災害後の健康、まだ要注意

 

 先般の台風および大雨に関連した被害に遭われた皆さまに、心よりお見舞い申し上げます。これまで災害後の健康の面で気を付けることとして、感染症や高血圧、エコノミークラス症候群、薬の中断といったものを紹介してきました。

 災害による健康の問題というと、災害の起こった直後のことや、避難所での不便な生活、その復旧作業にまつわることがまずは挙げられます。しかし多くの場合、それで話は終わりません。

 先の震災でも、震災がきっかけで糖尿病や骨粗しょう症(骨がもろくなること)などの生活習慣病の管理が悪くなったり、認知症が進んで介護がより必要になったり、病院やさまざまな施設へのアクセスが悪くなったりといったことが起こりました。避難所から新しい住居に移動すれば、そこでの変化がまた身体に負担をかけます。

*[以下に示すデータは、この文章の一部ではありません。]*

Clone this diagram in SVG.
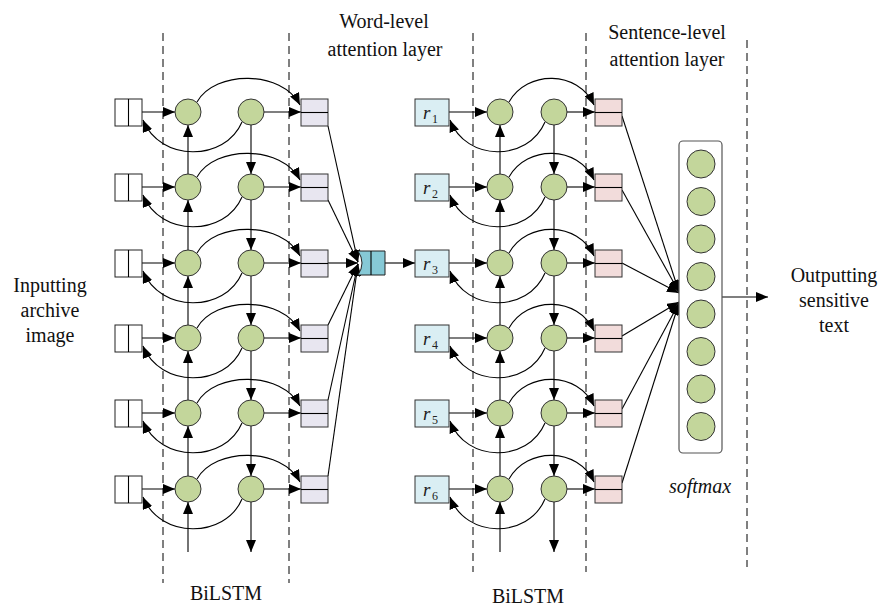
<svg xmlns="http://www.w3.org/2000/svg" width="883" height="609" viewBox="0 0 883 609">
  <defs>
    <marker id="ah" markerUnits="userSpaceOnUse" markerWidth="12" markerHeight="10" viewBox="0 0 12 10" refX="12" refY="5" orient="auto">
      <path d="M0,0 L12,5 L0,10 z" fill="#000"/>
    </marker>
    <circle id="cell" r="13"/>
  </defs>
  <style>
    .dash { stroke:#000; stroke-width:1; stroke-dasharray:8 5; fill:none; }
    .ln { stroke:#000; stroke-width:1.1; fill:none; }
    .arr { stroke:#000; stroke-width:1.1; fill:none; marker-end:url(#ah); }
    .unit { fill:#c3d69b; stroke:#333; stroke-width:1; }
    .inbox { fill:#fff; stroke:#222; stroke-width:1; }
    .gbox { fill:#e8e6f0; stroke:#333; stroke-width:1; }
    .pbox { fill:#f2dcdb; stroke:#333; stroke-width:1; }
    .rbox { fill:#daeef3; stroke:#333; stroke-width:1; }
    .lbl { font-family:"Liberation Serif","Times New Roman",serif; font-size:20px; fill:#111; text-anchor:middle; }
    .r { font-family:"Liberation Serif","Times New Roman",serif; font-size:19px; font-style:italic; fill:#222; }
    .sub { font-family:"Liberation Serif","Times New Roman",serif; font-size:12px; fill:#222; }
  </style>

  <!-- column separators -->
  <g id="separators">
    <line class="dash" x1="163" y1="33" x2="163" y2="583"/>
    <line class="dash" x1="289" y1="33" x2="289" y2="583"/>
    <line class="dash" x1="473" y1="33" x2="473" y2="572"/>
    <line class="dash" x1="586" y1="33" x2="586" y2="572"/>
    <line class="dash" x1="747" y1="40" x2="747" y2="567"/>
  </g>

  <!-- labels -->
  <g id="labels">
    <text class="lbl" x="384" y="28">Word-level</text>
    <text class="lbl" x="385" y="56">attention layer</text>
    <text class="lbl" x="667" y="39">Sentence-level</text>
    <text class="lbl" x="667" y="66">attention layer</text>
    <text class="lbl" x="50" y="292">Inputting</text>
    <text class="lbl" x="50" y="317">archive</text>
    <text class="lbl" x="50" y="342">image</text>
    <text class="lbl" x="834" y="282">Outputting</text>
    <text class="lbl" x="834" y="307">sensitive</text>
    <text class="lbl" x="834" y="332">text</text>
    <text class="lbl" x="226" y="600">BiLSTM</text>
    <text class="lbl" x="528" y="603">BiLSTM</text>
    <text class="lbl" x="700" y="493" font-style="italic">softmax</text>
  </g>

  <!-- connectors -->
  <g id="connectors">
    <!-- word-level BiLSTM rows: y = 112, 187, 263, 338, 413, 489 -->
    <g id="word-rows">
      <!-- row 1 -->
      <line class="arr" x1="142" y1="112" x2="175" y2="112"/>
      <line class="arr" x1="264" y1="112" x2="301" y2="112"/>
      <path class="arr" d="M197,102 C215,70 282,70 300,105"/>
      <path class="arr" d="M242,122 C225,162 160,162 143,120"/>
      <!-- row 2 -->
      <line class="arr" x1="142" y1="187" x2="175" y2="187"/>
      <line class="arr" x1="264" y1="187" x2="301" y2="187"/>
      <path class="arr" d="M197,177 C215,145 282,145 300,180"/>
      <path class="arr" d="M242,197 C225,237 160,237 143,195"/>
      <!-- row 3 -->
      <line class="arr" x1="142" y1="263" x2="175" y2="263"/>
      <line class="arr" x1="264" y1="263" x2="301" y2="263"/>
      <path class="arr" d="M197,253 C215,221 282,221 300,256"/>
      <path class="arr" d="M242,273 C225,313 160,313 143,271"/>
      <!-- row 4 -->
      <line class="arr" x1="142" y1="338" x2="175" y2="338"/>
      <line class="arr" x1="264" y1="338" x2="301" y2="338"/>
      <path class="arr" d="M197,328 C215,296 282,296 300,331"/>
      <path class="arr" d="M242,348 C225,388 160,388 143,346"/>
      <!-- row 5 -->
      <line class="arr" x1="142" y1="413" x2="175" y2="413"/>
      <line class="arr" x1="264" y1="413" x2="301" y2="413"/>
      <path class="arr" d="M197,403 C215,371 282,371 300,406"/>
      <path class="arr" d="M242,423 C225,463 160,463 143,421"/>
      <!-- row 6 -->
      <line class="arr" x1="142" y1="489" x2="175" y2="489"/>
      <line class="arr" x1="264" y1="489" x2="301" y2="489"/>
      <path class="arr" d="M197,479 C215,447 282,447 300,482"/>
      <path class="arr" d="M242,499 C225,539 160,539 143,497"/>
      <!-- forward chain (upward) -->
      <line class="arr" x1="188" y1="174" x2="188" y2="125"/>
      <line class="arr" x1="188" y1="250" x2="188" y2="200"/>
      <line class="arr" x1="188" y1="325" x2="188" y2="276"/>
      <line class="arr" x1="188" y1="400" x2="188" y2="351"/>
      <line class="arr" x1="188" y1="476" x2="188" y2="426"/>
      <line class="arr" x1="188" y1="552" x2="188" y2="502"/>
      <!-- backward chain (downward) -->
      <line class="arr" x1="251" y1="125" x2="251" y2="174"/>
      <line class="arr" x1="251" y1="200" x2="251" y2="250"/>
      <line class="arr" x1="251" y1="276" x2="251" y2="325"/>
      <line class="arr" x1="251" y1="351" x2="251" y2="400"/>
      <line class="arr" x1="251" y1="426" x2="251" y2="476"/>
      <line class="arr" x1="251" y1="502" x2="251" y2="552"/>
    </g>

    <!-- word-level attention inputs -->
    <g id="word-attention-links">
      <line class="arr" x1="328" y1="126" x2="358" y2="262"/>
      <line class="arr" x1="328" y1="200" x2="358" y2="262"/>
      <line class="arr" x1="328" y1="263" x2="358" y2="263"/>
      <line class="arr" x1="328" y1="325" x2="358" y2="264"/>
      <line class="arr" x1="328" y1="400" x2="358" y2="264"/>
      <line class="arr" x1="328" y1="476" x2="358" y2="264"/>
      <line class="arr" x1="385" y1="263" x2="415" y2="263"/>
    </g>

    <!-- sentence-level BiLSTM rows -->
    <g id="sentence-rows">
      <line class="arr" x1="449" y1="112" x2="487" y2="112"/>
      <line class="arr" x1="567" y1="112" x2="595" y2="112"/>
      <path class="arr" d="M509,102 C527,70 578,70 594,105"/>
      <path class="arr" d="M545,122 C528,162 466,162 450,120"/>

      <line class="arr" x1="449" y1="187" x2="487" y2="187"/>
      <line class="arr" x1="567" y1="187" x2="595" y2="187"/>
      <path class="arr" d="M509,177 C527,145 578,145 594,180"/>
      <path class="arr" d="M545,197 C528,237 466,237 450,195"/>

      <line class="arr" x1="449" y1="263" x2="487" y2="263"/>
      <line class="arr" x1="567" y1="263" x2="595" y2="263"/>
      <path class="arr" d="M509,253 C527,221 578,221 594,256"/>
      <path class="arr" d="M545,273 C528,313 466,313 450,271"/>

      <line class="arr" x1="449" y1="338" x2="487" y2="338"/>
      <line class="arr" x1="567" y1="338" x2="595" y2="338"/>
      <path class="arr" d="M509,328 C527,296 578,296 594,331"/>
      <path class="arr" d="M545,348 C528,388 466,388 450,346"/>

      <line class="arr" x1="449" y1="413" x2="487" y2="413"/>
      <line class="arr" x1="567" y1="413" x2="595" y2="413"/>
      <path class="arr" d="M509,403 C527,371 578,371 594,406"/>
      <path class="arr" d="M545,423 C528,463 466,463 450,421"/>

      <line class="arr" x1="449" y1="489" x2="487" y2="489"/>
      <line class="arr" x1="567" y1="489" x2="595" y2="489"/>
      <path class="arr" d="M509,479 C527,447 578,447 594,482"/>
      <path class="arr" d="M545,499 C528,539 466,539 450,497"/>

      <line class="arr" x1="500" y1="174" x2="500" y2="125"/>
      <line class="arr" x1="500" y1="250" x2="500" y2="200"/>
      <line class="arr" x1="500" y1="325" x2="500" y2="276"/>
      <line class="arr" x1="500" y1="400" x2="500" y2="351"/>
      <line class="arr" x1="500" y1="476" x2="500" y2="426"/>
      <line class="arr" x1="500" y1="552" x2="500" y2="502"/>

      <line class="arr" x1="554" y1="125" x2="554" y2="174"/>
      <line class="arr" x1="554" y1="200" x2="554" y2="250"/>
      <line class="arr" x1="554" y1="276" x2="554" y2="325"/>
      <line class="arr" x1="554" y1="351" x2="554" y2="400"/>
      <line class="arr" x1="554" y1="426" x2="554" y2="476"/>
      <line class="arr" x1="554" y1="502" x2="554" y2="552"/>
    </g>

    <!-- sentence-level attention inputs and output -->
    <g id="sentence-attention-links">
      <line class="arr" x1="622" y1="116" x2="679" y2="292"/>
      <line class="arr" x1="622" y1="190" x2="679" y2="292"/>
      <line class="arr" x1="622" y1="263" x2="679" y2="293"/>
      <line class="arr" x1="622" y1="336" x2="679" y2="302"/>
      <line class="arr" x1="622" y1="409" x2="679" y2="303"/>
      <line class="arr" x1="622" y1="483" x2="679" y2="303"/>
      <line class="arr" x1="722" y1="297" x2="768" y2="297"/>
    </g>
  </g>

  <!-- word inputs -->
  <g id="word-inputs">
    <g id="in1"><rect class="inbox" x="115" y="99" width="27" height="27"/><line class="ln" x1="128.5" y1="99" x2="128.5" y2="126"/></g>
    <g id="in2"><rect class="inbox" x="115" y="174" width="27" height="27"/><line class="ln" x1="128.5" y1="174" x2="128.5" y2="201"/></g>
    <g id="in3"><rect class="inbox" x="115" y="250" width="27" height="27"/><line class="ln" x1="128.5" y1="250" x2="128.5" y2="277"/></g>
    <g id="in4"><rect class="inbox" x="115" y="325" width="27" height="27"/><line class="ln" x1="128.5" y1="325" x2="128.5" y2="352"/></g>
    <g id="in5"><rect class="inbox" x="115" y="400" width="27" height="27"/><line class="ln" x1="128.5" y1="400" x2="128.5" y2="427"/></g>
    <g id="in6"><rect class="inbox" x="115" y="476" width="27" height="27"/><line class="ln" x1="128.5" y1="476" x2="128.5" y2="503"/></g>
  </g>

  <!-- word-level LSTM cells -->
  <g id="word-cells" class="unit">
    <use href="#cell" x="188" y="112"/><use href="#cell" x="251" y="112"/>
    <use href="#cell" x="188" y="187"/><use href="#cell" x="251" y="187"/>
    <use href="#cell" x="188" y="263"/><use href="#cell" x="251" y="263"/>
    <use href="#cell" x="188" y="338"/><use href="#cell" x="251" y="338"/>
    <use href="#cell" x="188" y="413"/><use href="#cell" x="251" y="413"/>
    <use href="#cell" x="188" y="489"/><use href="#cell" x="251" y="489"/>
  </g>

  <!-- word hidden states -->
  <g id="word-states">
    <g id="h1"><rect class="gbox" x="301" y="99" width="27" height="27"/><line class="ln" x1="301" y1="112.5" x2="328" y2="112.5"/></g>
    <g id="h2"><rect class="gbox" x="301" y="174" width="27" height="27"/><line class="ln" x1="301" y1="187.5" x2="328" y2="187.5"/></g>
    <g id="h3"><rect class="gbox" x="301" y="250" width="27" height="27"/><line class="ln" x1="301" y1="263.5" x2="328" y2="263.5"/></g>
    <g id="h4"><rect class="gbox" x="301" y="325" width="27" height="27"/><line class="ln" x1="301" y1="338.5" x2="328" y2="338.5"/></g>
    <g id="h5"><rect class="gbox" x="301" y="400" width="27" height="27"/><line class="ln" x1="301" y1="413.5" x2="328" y2="413.5"/></g>
    <g id="h6"><rect class="gbox" x="301" y="476" width="27" height="27"/><line class="ln" x1="301" y1="489.5" x2="328" y2="489.5"/></g>
  </g>

  <!-- word-level attention vector -->
  <g id="word-attention">
    <path d="M358,251 L385,251 L385,275 L358,275 Q366,263 358,251 z" fill="#86c9d6" stroke="#222" stroke-width="1"/>
    <line class="ln" x1="371" y1="251" x2="371" y2="275"/>
  </g>

  <!-- sentence vectors r1..r6 -->
  <g id="sentence-inputs">
    <g id="r1"><rect class="rbox" x="415" y="99" width="34" height="27"/><text class="r" x="423" y="119">r</text><text class="sub" x="432" y="123">1</text></g>
    <g id="r2"><rect class="rbox" x="415" y="174" width="34" height="27"/><text class="r" x="423" y="194">r</text><text class="sub" x="432" y="198">2</text></g>
    <g id="r3"><rect class="rbox" x="415" y="250" width="34" height="27"/><text class="r" x="423" y="270">r</text><text class="sub" x="432" y="274">3</text></g>
    <g id="r4"><rect class="rbox" x="415" y="325" width="34" height="27"/><text class="r" x="423" y="345">r</text><text class="sub" x="432" y="349">4</text></g>
    <g id="r5"><rect class="rbox" x="415" y="400" width="34" height="27"/><text class="r" x="423" y="420">r</text><text class="sub" x="432" y="424">5</text></g>
    <g id="r6"><rect class="rbox" x="415" y="476" width="34" height="27"/><text class="r" x="423" y="496">r</text><text class="sub" x="432" y="500">6</text></g>
  </g>

  <!-- sentence-level LSTM cells -->
  <g id="sentence-cells" class="unit">
    <use href="#cell" x="500" y="112"/><use href="#cell" x="554" y="112"/>
    <use href="#cell" x="500" y="187"/><use href="#cell" x="554" y="187"/>
    <use href="#cell" x="500" y="263"/><use href="#cell" x="554" y="263"/>
    <use href="#cell" x="500" y="338"/><use href="#cell" x="554" y="338"/>
    <use href="#cell" x="500" y="413"/><use href="#cell" x="554" y="413"/>
    <use href="#cell" x="500" y="489"/><use href="#cell" x="554" y="489"/>
  </g>

  <!-- sentence hidden states -->
  <g id="sentence-states">
    <g id="s1"><rect class="pbox" x="595" y="99" width="27" height="27"/><line class="ln" x1="595" y1="112.5" x2="622" y2="112.5"/></g>
    <g id="s2"><rect class="pbox" x="595" y="174" width="27" height="27"/><line class="ln" x1="595" y1="187.5" x2="622" y2="187.5"/></g>
    <g id="s3"><rect class="pbox" x="595" y="250" width="27" height="27"/><line class="ln" x1="595" y1="263.5" x2="622" y2="263.5"/></g>
    <g id="s4"><rect class="pbox" x="595" y="325" width="27" height="27"/><line class="ln" x1="595" y1="338.5" x2="622" y2="338.5"/></g>
    <g id="s5"><rect class="pbox" x="595" y="400" width="27" height="27"/><line class="ln" x1="595" y1="413.5" x2="622" y2="413.5"/></g>
    <g id="s6"><rect class="pbox" x="595" y="476" width="27" height="27"/><line class="ln" x1="595" y1="489.5" x2="622" y2="489.5"/></g>
  </g>

  <!-- softmax layer -->
  <g id="softmax">
    <rect x="679" y="141" width="43" height="312" rx="4" fill="#fff" stroke="#555" stroke-width="1.2"/>
    <g class="unit">
      <circle cx="701" cy="164" r="14"/>
      <circle cx="701" cy="201.5" r="14"/>
      <circle cx="701" cy="239" r="14"/>
      <circle cx="701" cy="276.5" r="14"/>
      <circle cx="701" cy="314" r="14"/>
      <circle cx="701" cy="351.5" r="14"/>
      <circle cx="701" cy="389" r="14"/>
      <circle cx="701" cy="426.5" r="14"/>
    </g>
  </g>
</svg>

 日々さまざまな情報にさらされる私たちの関心は移りやすく、時間の経過とともに、災害による問題の一つ一つはだんだんと目につきにくくなり、地域全体としては問題なく思えることもあります。徒競走をすれば足の速さは皆バラバラです。ゆっくり歩む方を、足の速い方が気付いて振り返って支える。そのような取り組みを息長く続けることが大切になってきます。